Por: John Montilla.
La siguiente anécdota da fe de eso que algunos llaman la “malicia indígena” que caracteriza a ciertos habitantes del departamento del Putumayo. Aunque no recuerdo exactamente quien la refirió, si puedo anotar lo sustancial del hecho.
En cierta ocasión un grupo de tres putumayenses arribaban por primera vez a la ciudad de Bogotá; dos de ellos vestidos de manera corriente y el otro ataviado con un traje típico de una nuestras comunidades indígenas, es decir con vistosa corona de plumas, collares artesanales, la tradicional cusma y otros elementos decorativos. Pues bien, el trío de recién llegados, ante el desconocimiento de la ciudad y la imposibilidad de tomar un transporte público económico, decidieron por prudencia tomar un taxi que los condujera hacia su destino.

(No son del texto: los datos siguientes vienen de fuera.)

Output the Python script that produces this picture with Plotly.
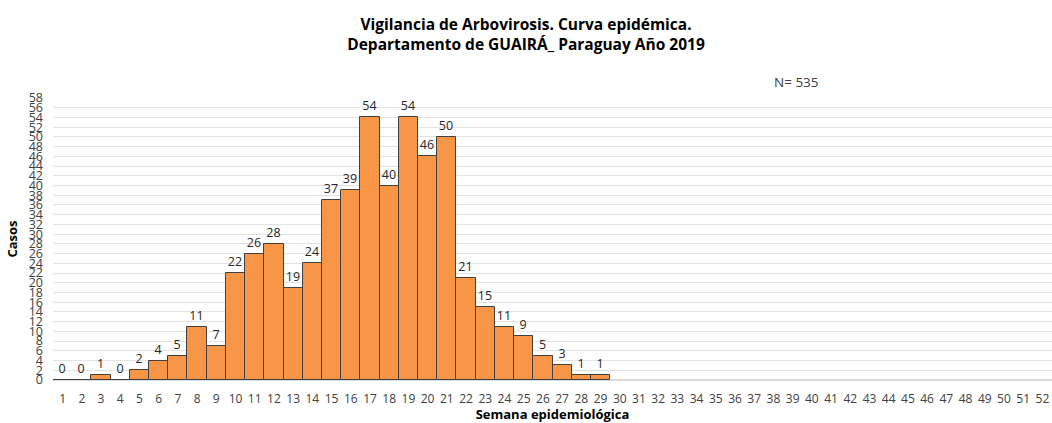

Es muy probable que por el mismo hecho de ser forasteros no sabían que el costo de este servicio en la capital es de por si elevado; de ahí que una vez llegaron a la dirección indicada, el taxista, quizá al verlos y comprender que no pertenecían a la ciudad, pensó que podría sacar mayor provecho de esa situación y les cobró una cantidad sumamente exagerada por el servicio.
En consecuencia, se armó al momento en el interior del vehículo una discusión entre los ofendidos pasajeros y el taxista sobre el asunto del precio, sobre todo, por parte de los dos señores que iban vestidos de “civil” que alegaban acaloradamente con el conductor; mientras esto sucedía, el “indígena” había empezado a sacar de su mochila ramas, riegos, menjurjes y cascabeles, y había empezado un extraño ceremonial a la vez que entonaba cánticos en su
lengua nativa, ante este inusual acontecimiento, la calma había retornado dentro del taxi.
Al presenciar este curioso suceso, el sorprendido taxista, le había preguntado por lo que estaba haciendo, y el indígena a la vez que sacaba la plata para pagar la tarifa le respondió: “Como usted nos está cobrando un precio más de la cuenta, yo le voy a dejar maldiciendo y salando el carro”, y ante esto, el taxista más espantado que furioso, le había rogado que le desbaratara el “hechizo” y que a cambio NO les cobraría absolutamente ni un peso por la carrera que les había hecho.
Pues bien, el indígena, ante la mirada atónita del taxista, ni tardo ni perezoso había empezado otra vez su particular rito para “exorcizar” el vehículo. Una vez terminada la ceremonia, el conductor sin querer recibir nada de sus pasajeros, se fue de allí tan rápido como pudo, mientras los otros se desternillaban de la risa.